Work to be completed: Reproduce nothing except the lines between the line with "Rebuild this chart" and the line with "import plotly.graph_objects as go", both ends included, and please leave out pictures.

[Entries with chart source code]
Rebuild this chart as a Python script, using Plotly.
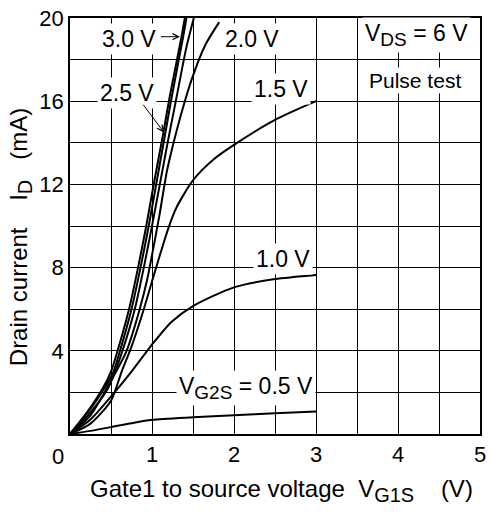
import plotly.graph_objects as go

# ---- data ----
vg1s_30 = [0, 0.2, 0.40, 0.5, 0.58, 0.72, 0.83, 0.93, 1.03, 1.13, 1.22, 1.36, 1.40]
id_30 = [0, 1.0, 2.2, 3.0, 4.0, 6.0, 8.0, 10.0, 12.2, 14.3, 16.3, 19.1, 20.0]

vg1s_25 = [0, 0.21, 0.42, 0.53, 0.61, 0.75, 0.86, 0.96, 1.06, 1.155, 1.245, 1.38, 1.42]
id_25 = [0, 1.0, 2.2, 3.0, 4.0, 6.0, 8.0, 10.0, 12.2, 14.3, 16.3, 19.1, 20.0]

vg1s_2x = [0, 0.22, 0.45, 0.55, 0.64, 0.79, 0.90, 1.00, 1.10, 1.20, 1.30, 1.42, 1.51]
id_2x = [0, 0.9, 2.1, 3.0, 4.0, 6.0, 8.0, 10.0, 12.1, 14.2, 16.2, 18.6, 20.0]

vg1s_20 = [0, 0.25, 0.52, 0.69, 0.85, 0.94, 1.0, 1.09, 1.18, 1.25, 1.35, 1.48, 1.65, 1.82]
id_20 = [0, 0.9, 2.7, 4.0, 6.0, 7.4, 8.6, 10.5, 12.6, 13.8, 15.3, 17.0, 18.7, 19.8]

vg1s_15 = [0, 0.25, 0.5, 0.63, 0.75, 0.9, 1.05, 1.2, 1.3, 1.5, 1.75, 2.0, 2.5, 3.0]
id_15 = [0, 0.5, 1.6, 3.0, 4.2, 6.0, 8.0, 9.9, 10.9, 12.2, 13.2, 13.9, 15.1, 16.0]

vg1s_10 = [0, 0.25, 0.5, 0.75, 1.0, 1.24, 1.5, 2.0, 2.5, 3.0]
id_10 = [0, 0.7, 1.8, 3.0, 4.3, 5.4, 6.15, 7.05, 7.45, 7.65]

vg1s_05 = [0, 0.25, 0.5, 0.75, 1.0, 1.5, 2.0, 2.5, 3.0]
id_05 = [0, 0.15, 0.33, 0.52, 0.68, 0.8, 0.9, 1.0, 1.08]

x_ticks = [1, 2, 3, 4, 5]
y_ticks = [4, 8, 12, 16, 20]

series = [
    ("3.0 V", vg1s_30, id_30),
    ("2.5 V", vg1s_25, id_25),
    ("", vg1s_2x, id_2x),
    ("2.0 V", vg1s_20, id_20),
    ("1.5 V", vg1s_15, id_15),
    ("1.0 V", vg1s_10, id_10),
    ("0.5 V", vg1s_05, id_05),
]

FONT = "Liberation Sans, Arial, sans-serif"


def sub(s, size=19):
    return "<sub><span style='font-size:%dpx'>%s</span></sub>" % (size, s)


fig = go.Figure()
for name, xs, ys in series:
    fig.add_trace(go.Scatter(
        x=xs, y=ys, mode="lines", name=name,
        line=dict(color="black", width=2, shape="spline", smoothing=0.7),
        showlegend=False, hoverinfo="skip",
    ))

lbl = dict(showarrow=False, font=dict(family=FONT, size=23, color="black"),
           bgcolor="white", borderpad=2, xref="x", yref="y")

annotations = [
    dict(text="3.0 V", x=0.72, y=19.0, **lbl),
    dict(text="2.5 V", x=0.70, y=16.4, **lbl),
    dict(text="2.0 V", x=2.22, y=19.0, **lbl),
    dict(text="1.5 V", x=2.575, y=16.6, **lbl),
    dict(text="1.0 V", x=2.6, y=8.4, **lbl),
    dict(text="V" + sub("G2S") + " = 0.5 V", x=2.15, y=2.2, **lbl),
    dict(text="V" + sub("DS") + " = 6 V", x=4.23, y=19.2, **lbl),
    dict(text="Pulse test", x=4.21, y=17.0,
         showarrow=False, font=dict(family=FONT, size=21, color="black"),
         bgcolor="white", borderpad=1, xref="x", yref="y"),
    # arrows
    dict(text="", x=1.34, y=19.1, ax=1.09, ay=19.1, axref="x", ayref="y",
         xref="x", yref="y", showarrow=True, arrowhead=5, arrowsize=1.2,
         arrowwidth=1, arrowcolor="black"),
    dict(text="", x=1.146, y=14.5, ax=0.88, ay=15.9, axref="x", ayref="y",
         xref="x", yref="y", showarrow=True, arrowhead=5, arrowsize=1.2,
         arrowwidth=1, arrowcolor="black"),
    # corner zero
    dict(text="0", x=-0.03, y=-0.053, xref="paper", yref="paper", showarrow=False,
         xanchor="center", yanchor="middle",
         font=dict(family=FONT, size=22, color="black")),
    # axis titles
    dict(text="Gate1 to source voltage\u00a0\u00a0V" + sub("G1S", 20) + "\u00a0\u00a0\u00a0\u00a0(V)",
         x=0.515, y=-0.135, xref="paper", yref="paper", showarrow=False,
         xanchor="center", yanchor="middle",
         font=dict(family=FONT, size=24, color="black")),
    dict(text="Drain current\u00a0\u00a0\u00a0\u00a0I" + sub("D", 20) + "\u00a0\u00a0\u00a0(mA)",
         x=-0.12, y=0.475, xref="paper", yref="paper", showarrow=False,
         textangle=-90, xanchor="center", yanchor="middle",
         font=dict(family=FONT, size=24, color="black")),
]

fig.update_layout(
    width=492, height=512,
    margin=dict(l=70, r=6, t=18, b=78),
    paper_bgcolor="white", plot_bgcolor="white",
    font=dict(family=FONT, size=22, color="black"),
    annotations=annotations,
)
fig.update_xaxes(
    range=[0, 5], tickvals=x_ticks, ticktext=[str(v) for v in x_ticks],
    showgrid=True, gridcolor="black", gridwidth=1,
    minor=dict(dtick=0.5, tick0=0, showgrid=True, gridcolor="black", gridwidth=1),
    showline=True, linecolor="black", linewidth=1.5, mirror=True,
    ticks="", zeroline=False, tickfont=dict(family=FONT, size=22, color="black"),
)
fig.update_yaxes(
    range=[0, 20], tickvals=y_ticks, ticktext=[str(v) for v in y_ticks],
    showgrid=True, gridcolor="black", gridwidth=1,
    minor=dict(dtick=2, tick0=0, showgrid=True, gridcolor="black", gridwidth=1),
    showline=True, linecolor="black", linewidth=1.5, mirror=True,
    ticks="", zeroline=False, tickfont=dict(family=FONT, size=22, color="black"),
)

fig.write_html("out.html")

---

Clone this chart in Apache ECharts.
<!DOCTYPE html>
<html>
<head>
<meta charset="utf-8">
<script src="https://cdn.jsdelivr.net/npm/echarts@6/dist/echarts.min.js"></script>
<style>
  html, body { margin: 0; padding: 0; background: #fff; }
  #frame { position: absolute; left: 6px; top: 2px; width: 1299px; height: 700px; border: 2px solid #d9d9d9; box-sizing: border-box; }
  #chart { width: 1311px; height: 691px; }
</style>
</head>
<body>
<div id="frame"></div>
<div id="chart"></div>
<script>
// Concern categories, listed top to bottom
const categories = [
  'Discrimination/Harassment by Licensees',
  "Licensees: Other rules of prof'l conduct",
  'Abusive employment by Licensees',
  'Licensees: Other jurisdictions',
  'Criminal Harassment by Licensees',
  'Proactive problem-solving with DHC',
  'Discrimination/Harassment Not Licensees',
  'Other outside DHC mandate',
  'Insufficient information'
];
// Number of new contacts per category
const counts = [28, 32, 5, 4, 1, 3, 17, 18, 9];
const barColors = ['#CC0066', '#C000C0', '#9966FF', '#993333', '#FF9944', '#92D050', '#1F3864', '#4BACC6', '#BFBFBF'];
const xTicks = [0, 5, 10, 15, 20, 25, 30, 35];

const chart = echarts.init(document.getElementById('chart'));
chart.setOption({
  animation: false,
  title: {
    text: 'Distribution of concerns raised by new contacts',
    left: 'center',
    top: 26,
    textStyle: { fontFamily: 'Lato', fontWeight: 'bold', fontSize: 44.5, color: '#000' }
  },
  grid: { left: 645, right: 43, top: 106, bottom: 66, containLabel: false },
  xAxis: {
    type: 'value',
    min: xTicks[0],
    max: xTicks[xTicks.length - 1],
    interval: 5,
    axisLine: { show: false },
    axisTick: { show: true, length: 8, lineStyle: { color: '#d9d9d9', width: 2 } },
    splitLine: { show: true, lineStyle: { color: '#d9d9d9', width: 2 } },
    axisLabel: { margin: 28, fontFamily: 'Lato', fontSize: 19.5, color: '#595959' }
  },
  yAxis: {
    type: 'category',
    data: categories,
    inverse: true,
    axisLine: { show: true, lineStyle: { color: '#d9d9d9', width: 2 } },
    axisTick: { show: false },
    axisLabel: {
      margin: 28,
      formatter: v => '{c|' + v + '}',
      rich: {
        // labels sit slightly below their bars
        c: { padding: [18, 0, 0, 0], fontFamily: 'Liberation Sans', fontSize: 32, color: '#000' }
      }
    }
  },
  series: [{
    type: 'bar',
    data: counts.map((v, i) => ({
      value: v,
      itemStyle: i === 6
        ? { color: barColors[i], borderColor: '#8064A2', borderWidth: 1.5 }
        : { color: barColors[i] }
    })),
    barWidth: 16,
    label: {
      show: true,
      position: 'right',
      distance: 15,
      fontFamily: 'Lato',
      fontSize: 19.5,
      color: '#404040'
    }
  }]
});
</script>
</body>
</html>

Result below:
Rebuild this chart as a Python script, using Plotly.
import plotly.graph_objects as go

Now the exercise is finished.